L'entretien avec Robert Kurvitz... le poil hérissé, la lueur d'espoir qui s'intensifie, une envie de vous dire merci. Le genre de matinée qui commence bien. Je ne regrette pas d'être tombé sur votre petite équipe, je regrette juste de ne pas l'avoir fait plus tôt, l'ami de Mickey. A ce soir !

----------


## Flad

> L'entretien avec Robert *Kurvitz*... !


Quand le calme devient une faiblesse ?
 ::ninja::

----------


## Ruvon

> Quand le calme devient une faiblesse ?


Ah, ça vient du Silmarillion ça, non ?  ::ninja::

----------


## serkal

Je ne baisserai pas la tête  ::ninja::

----------


## channie

Merci pour l'interview d'Alexandre! J'ignorais par contre que Max Payne et Battlefield ont été développés avec Renderware.... Il me semblait que les scandinaves avaient l'habitude de faire leurs propres moteurs.

----------


## Cotopaxi

> Jeune, je sais pas.
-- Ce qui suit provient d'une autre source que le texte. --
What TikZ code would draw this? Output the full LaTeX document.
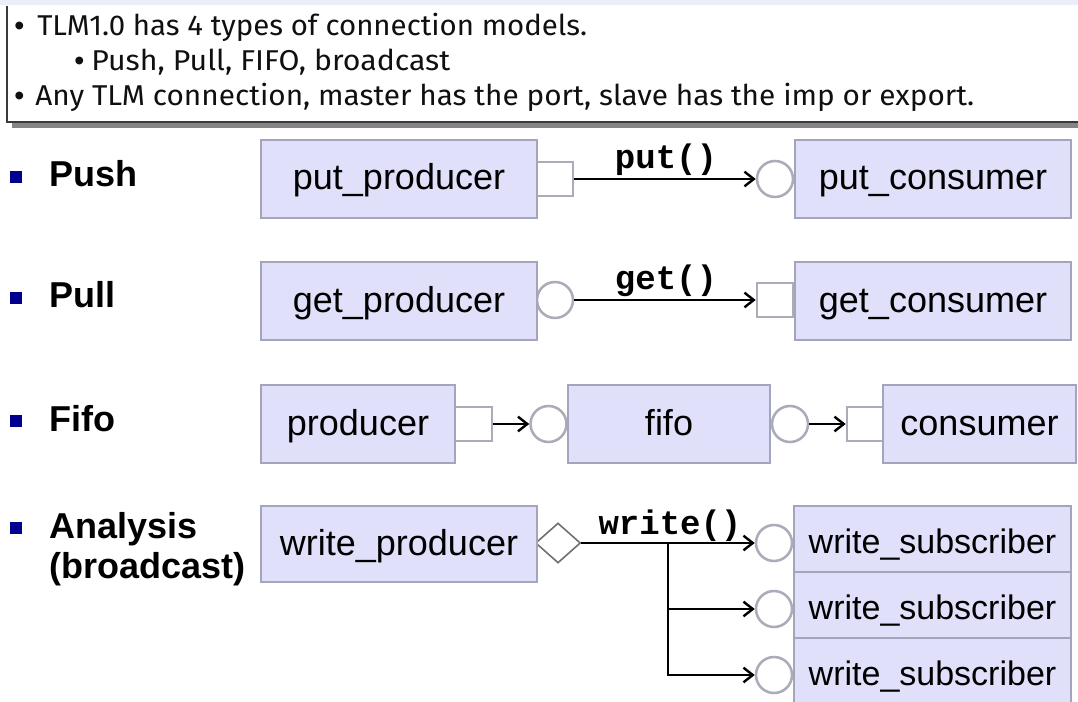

Disons que sur une échelle de Noël Malware à Ivan Le Fou, il est probablement vers Kahn Lusth. On trouve facilement sa photo sur le net.
> 
> Et oui, il est très sûr de lui. Je pense que s'il n'avait pas le jeu derrière pour appuyer ses propos, il y aurait eu de quoi lui rire au nez. Sauf que le jeu est bel et bien là, à mettre en application tout ce dont il parle...


Tu m'as vendu le jeu !! Il faudra un gros PC pour le faire tourner ou c'est plus un jeu du style les 3 Shadowrun/Banner Saga ?

----------


## Taï Lolo

> Merci pour l'interview d'Alexandre! J'ignorais par contre que Max Payne et Battlefield ont été développés avec Renderware.... Il me semblait que les scandinaves avaient l'habitude de faire leurs propres moteurs.


Bien vu. Pour Max Payne 1, je me souviens que c'était un truc maison qui avait des racines communes avec le moteur utilisé sur un 3DMark de l'époque (2001 ? celui qui avait des scènes à la Matrix). Il devait parler des adaptations consoles qui, elles, tournent sur Renderware.

----------


## Eldred

Bon et bien après avoir lu le texte sur Disco Elysium et l'interview de Monsieur Kurvitz, je dois bien avouer que j'suis très enthousiaste à l'idée de mettre les mains dessus. En fait, j'en sue à grosses gouttes d'enthousiasme. L'interview de Monsieur Kurvitz (et une autre lue ailleurs, où il dit que le rapport à l'alcool du perso serait moins un gimmick qu'une réflexion sur notre problème avec l'alcool en général) me dit que c'est... ambitieux. Je suis curieux de savoir si ZA/UM peut vraiment nous livrer un JDR profondément divertissant, en même temps que la nourriture pour l'esprit qu'il a très envie d'y mêler (sur tout un tas de sujets).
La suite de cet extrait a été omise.